### Task brief
Leave out the pictures; transcribe all else exactly.

### Available data
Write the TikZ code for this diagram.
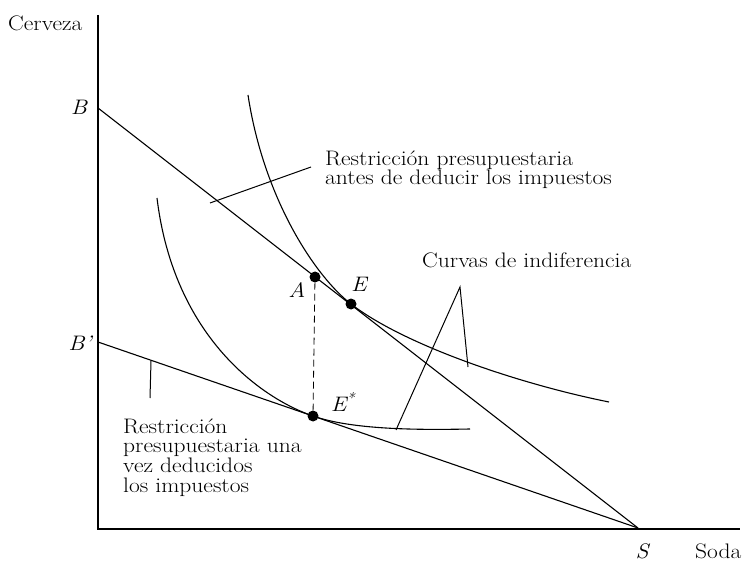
\documentclass[tikz,border=0pt]{standalone}
\usepackage{fontspec}
\setmainfont{Latin Modern Roman}[FakeStretch=1.12]
\usetikzlibrary{positioning}

\begin{document}
\begin{tikzpicture}[x=1pt, y=-1pt,
  axis/.style={line width=1.6pt},
  curve/.style={line width=1.1pt},
  leader/.style={line width=1pt},
  dot/.style={circle, fill, inner sep=0pt, minimum size=11pt},
  lbl/.style={font=\fontsize{21}{19.6}\selectfont, inner sep=0pt},
  pt/.style={lbl, font=\fontsize{21}{19.6}\selectfont\itshape}
]
  \useasboundingbox (0,0) rectangle (744,561);

  % axes
  \coordinate (O)    at (98,529);
  \coordinate (ytop) at (98,15);
  \coordinate (xend) at (740,529);
  \draw[axis] (ytop) -- (O) -- (xend);

  % budget lines
  \coordinate (B)  at (98,108);
  \coordinate (Bp) at (98,342);
  \coordinate (S)  at (638,528);
  \draw[curve] (B) -- (S);
  \draw[curve] (Bp) -- (S);

  % points
  \node[dot] (A)  at (315,277) {};
  \node[dot] (E)  at (351,304) {};
  \node[dot] (Es) at (313,416) {};
  \draw[line width=0.8pt, dash pattern=on 7pt off 4pt] (A) -- (Es);

  % indifference curves
  \coordinate (ic1top) at (248,95);
  \coordinate (ic1end) at (609,402);
  \coordinate (ic2top) at (157,198);
  \coordinate (ic2end) at (470,429);
  \draw[curve] (ic1top) .. controls (264,200) and (316,277) .. (E.center)
               .. controls (404,345) and (519,384) .. (ic1end);
  \draw[curve] (ic2top) .. controls (174,338) and (263,399) .. (Es.center)
               .. controls (353,430) and (420,430) .. (ic2end);

  % labels
  \node[lbl, anchor=base west] (cerveza) at (8,31) {Cerveza};
  \node[lbl, anchor=base west] (soda) at (695,558) {Soda};
  \node[pt] (labB)  at (79,107) {B};
  \node[pt] (labBp) at (80,343) {B’};
  \node[pt] (labS)  at (642,551) {S};
  \node[pt] (labA)  at (297,290) {A};
  \node[pt] (labE)  at (359,284) {E};
  \node[pt] (labEs) at (343,402) {E\textsuperscript{*}};

  % leader labels
  \node[lbl, anchor=base west, align=left] (before) at (325,185)
    {Restricción presupuestaria\\antes de deducir los impuestos};
  \node[lbl, anchor=base west] (curvas) at (422,268) {Curvas de indiferencia};
  \node[lbl, anchor=base west, align=left] (after) at (123,492)
    {Restricción\\presupuestaria una\\vez deducidos\\los impuestos};

  \coordinate (l1a) at (210,203);
  \coordinate (l1b) at (311,167);
  \draw[leader] (l1a) -- (l1b);
  \coordinate (apex) at (460,287);
  \coordinate (l2a) at (468,367);
  \coordinate (l2b) at (396,430);
  \draw[leader] (l2a) -- (apex) -- (l2b);
  \coordinate (l3a) at (151,361);
  \coordinate (l3b) at (150,398);
  \draw[leader] (l3a) -- (l3b);
\end{tikzpicture}
\end{document}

### Problem solution
Write the TikZ code for this diagram.
\documentclass[tikz,border=0pt]{standalone}
\usepackage{fontspec}
\setmainfont{Latin Modern Roman}[FakeStretch=1.12]
\usetikzlibrary{positioning}

\begin{document}
\begin{tikzpicture}[x=1pt, y=-1pt,
  axis/.style={line width=1.6pt},
  curve/.style={line width=1.1pt},
  leader/.style={line width=1pt},
  dot/.style={circle, fill, inner sep=0pt, minimum size=11pt},
  lbl/.style={font=\fontsize{21}{19.6}\selectfont, inner sep=0pt},
  pt/.style={lbl, font=\fontsize{21}{19.6}\selectfont\itshape}
]
  \useasboundingbox (0,0) rectangle (744,561);

  % axes
  \coordinate (O)    at (98,529);
  \coordinate (ytop) at (98,15);
  \coordinate (xend) at (740,529);
  \draw[axis] (ytop) -- (O) -- (xend);

  % budget lines
  \coordinate (B)  at (98,108);
  \coordinate (Bp) at (98,342);
  \coordinate (S)  at (638,528);
  \draw[curve] (B) -- (S);
  \draw[curve] (Bp) -- (S);

  % points
  \node[dot] (A)  at (315,277) {};
  \node[dot] (E)  at (351,304) {};
  \node[dot] (Es) at (313,416) {};
  \draw[line width=0.8pt, dash pattern=on 7pt off 4pt] (A) -- (Es);

  % indifference curves
  \coordinate (ic1top) at (248,95);
  \coordinate (ic1end) at (609,402);
  \coordinate (ic2top) at (157,198);
  \coordinate (ic2end) at (470,429);
  \draw[curve] (ic1top) .. controls (264,200) and (316,277) .. (E.center)
               .. controls (404,345) and (519,384) .. (ic1end);
  \draw[curve] (ic2top) .. controls (174,338) and (263,399) .. (Es.center)
               .. controls (353,430) and (420,430) .. (ic2end);

  % labels
  \node[lbl, anchor=base west] (cerveza) at (8,31) {Cerveza};
  \node[lbl, anchor=base west] (soda) at (695,558) {Soda};
  \node[pt] (labB)  at (79,107) {B};
  \node[pt] (labBp) at (80,343) {B’};
  \node[pt] (labS)  at (642,551) {S};
  \node[pt] (labA)  at (297,290) {A};
  \node[pt] (labE)  at (359,284) {E};
  \node[pt] (labEs) at (343,402) {E\textsuperscript{*}};

  % leader labels
  \node[lbl, anchor=base west, align=left] (before) at (325,185)
    {Restricción presupuestaria\\antes de deducir los impuestos};
  \node[lbl, anchor=base west] (curvas) at (422,268) {Curvas de indiferencia};
  \node[lbl, anchor=base west, align=left] (after) at (123,492)
    {Restricción\\presupuestaria una\\vez deducidos\\los impuestos};

  \coordinate (l1a) at (210,203);
  \coordinate (l1b) at (311,167);
  \draw[leader] (l1a) -- (l1b);
  \coordinate (apex) at (460,287);
  \coordinate (l2a) at (468,367);
  \coordinate (l2b) at (396,430);
  \draw[leader] (l2a) -- (apex) -- (l2b);
  \coordinate (l3a) at (151,361);
  \coordinate (l3b) at (150,398);
  \draw[leader] (l3a) -- (l3b);
\end{tikzpicture}
\end{document}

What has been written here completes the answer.